_What you are asked to do_: Provide an exact copy of the data, excluding the images.
• • • • • • •
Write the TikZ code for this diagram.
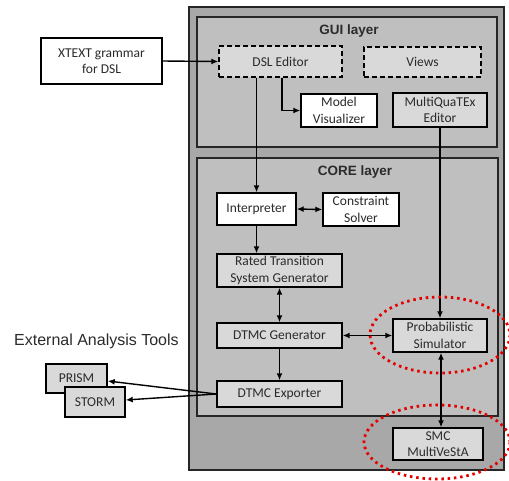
\documentclass[tikz,border=0pt]{standalone}
\usepackage{fontspec}
\setmainfont{Carlito}
\newfontfamily\arialf{Liberation Sans}
\usetikzlibrary{arrows.meta,calc}
\definecolor{outerfill}{HTML}{A8A8A8}
\definecolor{layerfill}{HTML}{BFBFBF}
\definecolor{boxfill}{HTML}{D9D9D9}
\definecolor{textgray}{HTML}{2B2B2B}
\tikzset{
  box/.style={draw=black, line width=1.4pt, fill=boxfill, align=center, inner sep=0pt,
     text=textgray, font=\fontsize{13.5}{16.5}\selectfont},
  whitebox/.style={box, fill=white},
  dashbox/.style={box, dash pattern=on 5pt off 3pt},
  layer/.style={draw=black!85, line width=1.7pt},
  conn/.style={line width=1.4pt, -{Latex[length=7pt,width=6pt]}},
  biconn/.style={line width=1.4pt, {Latex[length=7pt,width=6pt]}-{Latex[length=7pt,width=6pt]}},
  redring/.style={draw=red!90!black, line width=2.8pt, dash pattern=on 2.5pt off 3.8pt},
  title/.style={text=textgray, font=\arialf\bfseries\fontsize{13.5}{16}\selectfont}
}
\begin{document}
\begin{tikzpicture}[x=1pt,y=-1pt]
\useasboundingbox (0,0) rectangle (509,480);
% layers
\draw[layer, fill=outerfill] (189,7) rectangle (504,470);
\draw[layer, fill=layerfill] (197,17) rectangle (497,147);
\draw[layer, fill=layerfill] (197,158) rectangle (498,416);
\node[title] (guit) at (349,31) {GUI layer};
\node[title] (coret) at (355,172) {CORE layer};
% nodes
\node[whitebox, minimum width=121pt, minimum height=46pt] (xtext) at (101.5,61) {XTEXT grammar\\for DSL};
\node[dashbox, minimum width=123pt, minimum height=31pt] (dsl) at (280.5,61.5) {DSL Editor};
\node[dashbox, minimum width=117pt, minimum height=30pt] (views) at (422.5,62) {Views};
\node[whitebox, minimum width=76pt, minimum height=33pt] (modelvis) at (339,110.5) {Model\\Visualizer};
\node[box, minimum width=94pt, minimum height=34pt] (mqe) at (440,110) {MultiQuaTEx\\Editor};
\node[whitebox, minimum width=79pt, minimum height=32pt] (interp) at (256.5,209) {Interpreter};
\node[whitebox, minimum width=76pt, minimum height=33pt] (cs) at (361,209.5) {Constraint\\Solver};
\node[box, minimum width=125pt, minimum height=33pt] (rts) at (279.5,270.5) {Rated Transition\\System Generator};
\node[box, minimum width=125pt, minimum height=25pt] (dtmcg) at (279.5,335.5) {DTMC Generator};
\node[box, minimum width=94pt, minimum height=33pt] (prob) at (440,335.5) {Probabilistic\\Simulator};
\node[box, minimum width=125pt, minimum height=26pt] (dtmce) at (279.5,394) {DTMC Exporter};
\node[box, minimum width=90pt, minimum height=32pt] (smc) at (438,444) {SMC\\MultiVeStA};
\node[box, minimum width=61pt, minimum height=29pt] (prism) at (76.5,378.5) {PRISM};
\node[box, minimum width=60pt, minimum height=30pt] (storm) at (95,402) {STORM};
\node[text=textgray, font=\arialf\fontsize{16}{18}\selectfont, anchor=west, inner sep=0pt] (ext) at (14,341) {External Analysis Tools};
% connectors
\draw[conn] (xtext.east) -- (dsl.west);
\draw[conn] ([xshift=1.5pt]dsl.south) |- (modelvis.west);
\draw[conn] (dsl.south -| interp.north) -- (interp.north);
\draw[biconn] (interp.east) -- (cs.west);
\draw[conn] (interp.south) -- (interp.south |- rts.north);
\draw[biconn] (rts.south) -- (dtmcg.north);
\draw[biconn] (dtmcg.east) -- (prob.west);
\draw[conn] (dtmcg.south) -- (dtmce.north);
\draw[conn] (mqe.south) -- (prob.north);
\draw[biconn] ([xshift=1pt]prob.south) -- ([xshift=1pt]prob.south |- smc.north);
\draw[conn] (dtmce.west) -- ([yshift=-2.5pt]prism.east);
\draw[conn] (dtmce.west) -- ([yshift=2pt]storm.east);
% highlight rings
\draw[redring] (440,335) ellipse [x radius=70, y radius=38];
\draw[redring] (437,442) ellipse [x radius=73, y radius=37];
\end{tikzpicture}
\end{document}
• • • • • • •
_Solution_:
Write the TikZ code for this diagram.
\documentclass[tikz,border=0pt]{standalone}
\usepackage{fontspec}
\setmainfont{Carlito}
\newfontfamily\arialf{Liberation Sans}
\usetikzlibrary{arrows.meta,calc}
\definecolor{outerfill}{HTML}{A8A8A8}
\definecolor{layerfill}{HTML}{BFBFBF}
\definecolor{boxfill}{HTML}{D9D9D9}
\definecolor{textgray}{HTML}{2B2B2B}
\tikzset{
  box/.style={draw=black, line width=1.4pt, fill=boxfill, align=center, inner sep=0pt,
     text=textgray, font=\fontsize{13.5}{16.5}\selectfont},
  whitebox/.style={box, fill=white},
  dashbox/.style={box, dash pattern=on 5pt off 3pt},
  layer/.style={draw=black!85, line width=1.7pt},
  conn/.style={line width=1.4pt, -{Latex[length=7pt,width=6pt]}},
  biconn/.style={line width=1.4pt, {Latex[length=7pt,width=6pt]}-{Latex[length=7pt,width=6pt]}},
  redring/.style={draw=red!90!black, line width=2.8pt, dash pattern=on 2.5pt off 3.8pt},
  title/.style={text=textgray, font=\arialf\bfseries\fontsize{13.5}{16}\selectfont}
}
\begin{document}
\begin{tikzpicture}[x=1pt,y=-1pt]
\useasboundingbox (0,0) rectangle (509,480);
% layers
\draw[layer, fill=outerfill] (189,7) rectangle (504,470);
\draw[layer, fill=layerfill] (197,17) rectangle (497,147);
\draw[layer, fill=layerfill] (197,158) rectangle (498,416);
\node[title] (guit) at (349,31) {GUI layer};
\node[title] (coret) at (355,172) {CORE layer};
% nodes
\node[whitebox, minimum width=121pt, minimum height=46pt] (xtext) at (101.5,61) {XTEXT grammar\\for DSL};
\node[dashbox, minimum width=123pt, minimum height=31pt] (dsl) at (280.5,61.5) {DSL Editor};
\node[dashbox, minimum width=117pt, minimum height=30pt] (views) at (422.5,62) {Views};
\node[whitebox, minimum width=76pt, minimum height=33pt] (modelvis) at (339,110.5) {Model\\Visualizer};
\node[box, minimum width=94pt, minimum height=34pt] (mqe) at (440,110) {MultiQuaTEx\\Editor};
\node[whitebox, minimum width=79pt, minimum height=32pt] (interp) at (256.5,209) {Interpreter};
\node[whitebox, minimum width=76pt, minimum height=33pt] (cs) at (361,209.5) {Constraint\\Solver};
\node[box, minimum width=125pt, minimum height=33pt] (rts) at (279.5,270.5) {Rated Transition\\System Generator};
\node[box, minimum width=125pt, minimum height=25pt] (dtmcg) at (279.5,335.5) {DTMC Generator};
\node[box, minimum width=94pt, minimum height=33pt] (prob) at (440,335.5) {Probabilistic\\Simulator};
\node[box, minimum width=125pt, minimum height=26pt] (dtmce) at (279.5,394) {DTMC Exporter};
\node[box, minimum width=90pt, minimum height=32pt] (smc) at (438,444) {SMC\\MultiVeStA};
\node[box, minimum width=61pt, minimum height=29pt] (prism) at (76.5,378.5) {PRISM};
\node[box, minimum width=60pt, minimum height=30pt] (storm) at (95,402) {STORM};
\node[text=textgray, font=\arialf\fontsize{16}{18}\selectfont, anchor=west, inner sep=0pt] (ext) at (14,341) {External Analysis Tools};
% connectors
\draw[conn] (xtext.east) -- (dsl.west);
\draw[conn] ([xshift=1.5pt]dsl.south) |- (modelvis.west);
\draw[conn] (dsl.south -| interp.north) -- (interp.north);
\draw[biconn] (interp.east) -- (cs.west);
\draw[conn] (interp.south) -- (interp.south |- rts.north);
\draw[biconn] (rts.south) -- (dtmcg.north);
\draw[biconn] (dtmcg.east) -- (prob.west);
\draw[conn] (dtmcg.south) -- (dtmce.north);
\draw[conn] (mqe.south) -- (prob.north);
\draw[biconn] ([xshift=1pt]prob.south) -- ([xshift=1pt]prob.south |- smc.north);
\draw[conn] (dtmce.west) -- ([yshift=-2.5pt]prism.east);
\draw[conn] (dtmce.west) -- ([yshift=2pt]storm.east);
% highlight rings
\draw[redring] (440,335) ellipse [x radius=70, y radius=38];
\draw[redring] (437,442) ellipse [x radius=73, y radius=37];
\end{tikzpicture}
\end{document}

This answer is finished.